* BEGIN *

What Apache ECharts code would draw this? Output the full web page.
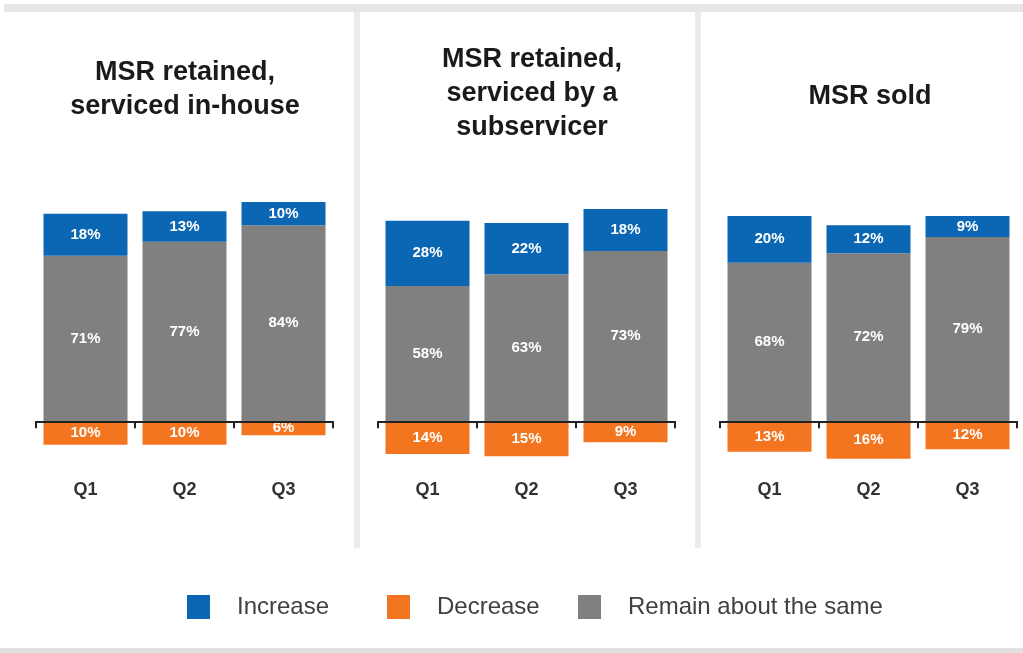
<!DOCTYPE html>
<html>
<head>
<meta charset="utf-8">
<script src="https://cdn.jsdelivr.net/npm/echarts@6/dist/echarts.min.js"></script>
<style>
  html, body { margin: 0; padding: 0; background: #fff; }
  #chart { width: 1023px; height: 653px; }
</style>
</head>
<body>
<div id="chart"></div>
<script>
// data
const categories = ["Q1", "Q2", "Q3"];
const panelTitles = [
  "MSR retained,\nserviced in-house",
  "MSR retained,\nserviced by a\nsubservicer",
  "MSR sold",
];
const increaseVals = [
  [18, 13, 10],
  [28, 22, 18],
  [20, 12, 9],
];
const remainVals = [
  [71, 77, 84],
  [58, 63, 73],
  [68, 72, 79],
];
const decreaseVals = [
  [10, 10, 6],
  [14, 15, 9],
  [13, 16, 12],
];

const BLUE = "#0b67b3";
const ORANGE = "#f47520";
const GRAY = "#808080";

// layout of the three panels
const gridLefts = [36, 378, 720];
const titleCenters = [185, 532, 870];
const titleTops = [56, 43, 80];

const chart = echarts.init(document.getElementById("chart"));

const grids = [];
const xAxes = [];
const yAxes = [];
const series = [];

const labelStyle = {
  show: true,
  position: "inside",
  color: "#fff",
  fontWeight: "bold",
  fontSize: 15,
  fontFamily: "Liberation Sans, Arial, sans-serif",
};

gridLefts.forEach((left, i) => {
  grids.push({ left: left, top: 188, width: 297, height: 280 });
  xAxes.push({
    type: "category",
    gridIndex: i,
    data: categories,
    z: 10,
    axisLine: { onZero: true, lineStyle: { color: "#222", width: 2 } },
    axisTick: { show: true, length: 7, lineStyle: { color: "#222", width: 2 } },
    axisLabel: {
      margin: 13,
      fontSize: 18,
      fontWeight: "bold",
      color: "#333",
      fontFamily: "Liberation Sans, Arial, sans-serif",
    },
  });
  yAxes.push({
    type: "value",
    gridIndex: i,
    min: -20,
    max: 100,
    show: false,
    splitLine: { show: false },
  });
  series.push(
    {
      name: "Remain about the same",
      type: "bar",
      xAxisIndex: i,
      yAxisIndex: i,
      stack: "s" + i,
      barWidth: 84,
      data: remainVals[i],
      itemStyle: { color: GRAY },
      label: Object.assign({}, labelStyle, { formatter: "{c}%" }),
    },
    {
      name: "Increase",
      type: "bar",
      xAxisIndex: i,
      yAxisIndex: i,
      stack: "s" + i,
      barWidth: 84,
      data: increaseVals[i],
      itemStyle: { color: BLUE },
      label: Object.assign({}, labelStyle, { formatter: "{c}%" }),
    },
    {
      name: "Decrease",
      type: "bar",
      xAxisIndex: i,
      yAxisIndex: i,
      stack: "s" + i,
      barWidth: 84,
      data: decreaseVals[i].map((v) => -v),
      itemStyle: { color: ORANGE },
      label: Object.assign({}, labelStyle, {
        formatter: (p) => Math.abs(p.value) + "%",
      }),
    }
  );
});

const legendBase = {
  top: 595,
  padding: 0,
  icon: "rect",
  itemWidth: 23,
  itemHeight: 24,
  selectedMode: false,
  textStyle: {
    fontSize: 24,
    color: "#404040",
    fontFamily: "Liberation Sans, Arial, sans-serif",
    padding: [0, 0, 0, 22],
  },
};

chart.setOption({
  animation: false,
  backgroundColor: "#fff",
  grid: grids,
  xAxis: xAxes,
  yAxis: yAxes,
  series: series,
  legend: [
    Object.assign({}, legendBase, { left: 187, data: ["Increase"] }),
    Object.assign({}, legendBase, { left: 387, data: ["Decrease"] }),
    Object.assign({}, legendBase, { left: 578, data: ["Remain about the same"] }),
  ],
  graphic: [
    // top band, separators, bottom rule
    { type: "rect", shape: { x: 4, y: 4, width: 1019, height: 8 }, style: { fill: "#e6e6e6" }, silent: true },
    { type: "rect", shape: { x: 354, y: 12, width: 6, height: 536 }, style: { fill: "#ebebeb" }, silent: true },
    { type: "rect", shape: { x: 695, y: 12, width: 6, height: 536 }, style: { fill: "#ebebeb" }, silent: true },
    { type: "rect", shape: { x: 0, y: 648, width: 1023, height: 5 }, style: { fill: "#e0e0e0" }, silent: true },
  ].concat(
    panelTitles.map((t, i) => ({
      type: "text",
      x: titleCenters[i],
      y: titleTops[i],
      silent: true,
      style: {
        text: t,
        fill: "#1a1a1a",
        font: "bold 27px 'Liberation Sans', Arial, sans-serif",
        lineHeight: 34,
        align: "center",
        verticalAlign: "top",
      },
    }))
  ),
});
</script>
</body>
</html>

* END *

*EXERCISE DESCRIPTION*: Copy out the data above exactly, except the pictures.

*ANSWER TO THE TASK*:
What Apache ECharts code would draw this? Output the full web page.
<!DOCTYPE html>
<html>
<head>
<meta charset="utf-8">
<script src="https://cdn.jsdelivr.net/npm/echarts@6/dist/echarts.min.js"></script>
<style>
  html, body { margin: 0; padding: 0; background: #fff; }
  #chart { width: 1023px; height: 653px; }
</style>
</head>
<body>
<div id="chart"></div>
<script>
// data
const categories = ["Q1", "Q2", "Q3"];
const panelTitles = [
  "MSR retained,\nserviced in-house",
  "MSR retained,\nserviced by a\nsubservicer",
  "MSR sold",
];
const increaseVals = [
  [18, 13, 10],
  [28, 22, 18],
  [20, 12, 9],
];
const remainVals = [
  [71, 77, 84],
  [58, 63, 73],
  [68, 72, 79],
];
const decreaseVals = [
  [10, 10, 6],
  [14, 15, 9],
  [13, 16, 12],
];

const BLUE = "#0b67b3";
const ORANGE = "#f47520";
const GRAY = "#808080";

// layout of the three panels
const gridLefts = [36, 378, 720];
const titleCenters = [185, 532, 870];
const titleTops = [56, 43, 80];

const chart = echarts.init(document.getElementById("chart"));

const grids = [];
const xAxes = [];
const yAxes = [];
const series = [];

const labelStyle = {
  show: true,
  position: "inside",
  color: "#fff",
  fontWeight: "bold",
  fontSize: 15,
  fontFamily: "Liberation Sans, Arial, sans-serif",
};

gridLefts.forEach((left, i) => {
  grids.push({ left: left, top: 188, width: 297, height: 280 });
  xAxes.push({
    type: "category",
    gridIndex: i,
    data: categories,
    z: 10,
    axisLine: { onZero: true, lineStyle: { color: "#222", width: 2 } },
    axisTick: { show: true, length: 7, lineStyle: { color: "#222", width: 2 } },
    axisLabel: {
      margin: 13,
      fontSize: 18,
      fontWeight: "bold",
      color: "#333",
      fontFamily: "Liberation Sans, Arial, sans-serif",
    },
  });
  yAxes.push({
    type: "value",
    gridIndex: i,
    min: -20,
    max: 100,
    show: false,
    splitLine: { show: false },
  });
  series.push(
    {
      name: "Remain about the same",
      type: "bar",
      xAxisIndex: i,
      yAxisIndex: i,
      stack: "s" + i,
      barWidth: 84,
      data: remainVals[i],
      itemStyle: { color: GRAY },
      label: Object.assign({}, labelStyle, { formatter: "{c}%" }),
    },
    {
      name: "Increase",
      type: "bar",
      xAxisIndex: i,
      yAxisIndex: i,
      stack: "s" + i,
      barWidth: 84,
      data: increaseVals[i],
      itemStyle: { color: BLUE },
      label: Object.assign({}, labelStyle, { formatter: "{c}%" }),
    },
    {
      name: "Decrease",
      type: "bar",
      xAxisIndex: i,
      yAxisIndex: i,
      stack: "s" + i,
      barWidth: 84,
      data: decreaseVals[i].map((v) => -v),
      itemStyle: { color: ORANGE },
      label: Object.assign({}, labelStyle, {
        formatter: (p) => Math.abs(p.value) + "%",
      }),
    }
  );
});

const legendBase = {
  top: 595,
  padding: 0,
  icon: "rect",
  itemWidth: 23,
  itemHeight: 24,
  selectedMode: false,
  textStyle: {
    fontSize: 24,
    color: "#404040",
    fontFamily: "Liberation Sans, Arial, sans-serif",
    padding: [0, 0, 0, 22],
  },
};

chart.setOption({
  animation: false,
  backgroundColor: "#fff",
  grid: grids,
  xAxis: xAxes,
  yAxis: yAxes,
  series: series,
  legend: [
    Object.assign({}, legendBase, { left: 187, data: ["Increase"] }),
    Object.assign({}, legendBase, { left: 387, data: ["Decrease"] }),
    Object.assign({}, legendBase, { left: 578, data: ["Remain about the same"] }),
  ],
  graphic: [
    // top band, separators, bottom rule
    { type: "rect", shape: { x: 4, y: 4, width: 1019, height: 8 }, style: { fill: "#e6e6e6" }, silent: true },
    { type: "rect", shape: { x: 354, y: 12, width: 6, height: 536 }, style: { fill: "#ebebeb" }, silent: true },
    { type: "rect", shape: { x: 695, y: 12, width: 6, height: 536 }, style: { fill: "#ebebeb" }, silent: true },
    { type: "rect", shape: { x: 0, y: 648, width: 1023, height: 5 }, style: { fill: "#e0e0e0" }, silent: true },
  ].concat(
    panelTitles.map((t, i) => ({
      type: "text",
      x: titleCenters[i],
      y: titleTops[i],
      silent: true,
      style: {
        text: t,
        fill: "#1a1a1a",
        font: "bold 27px 'Liberation Sans', Arial, sans-serif",
        lineHeight: 34,
        align: "center",
        verticalAlign: "top",
      },
    }))
  ),
});
</script>
</body>
</html>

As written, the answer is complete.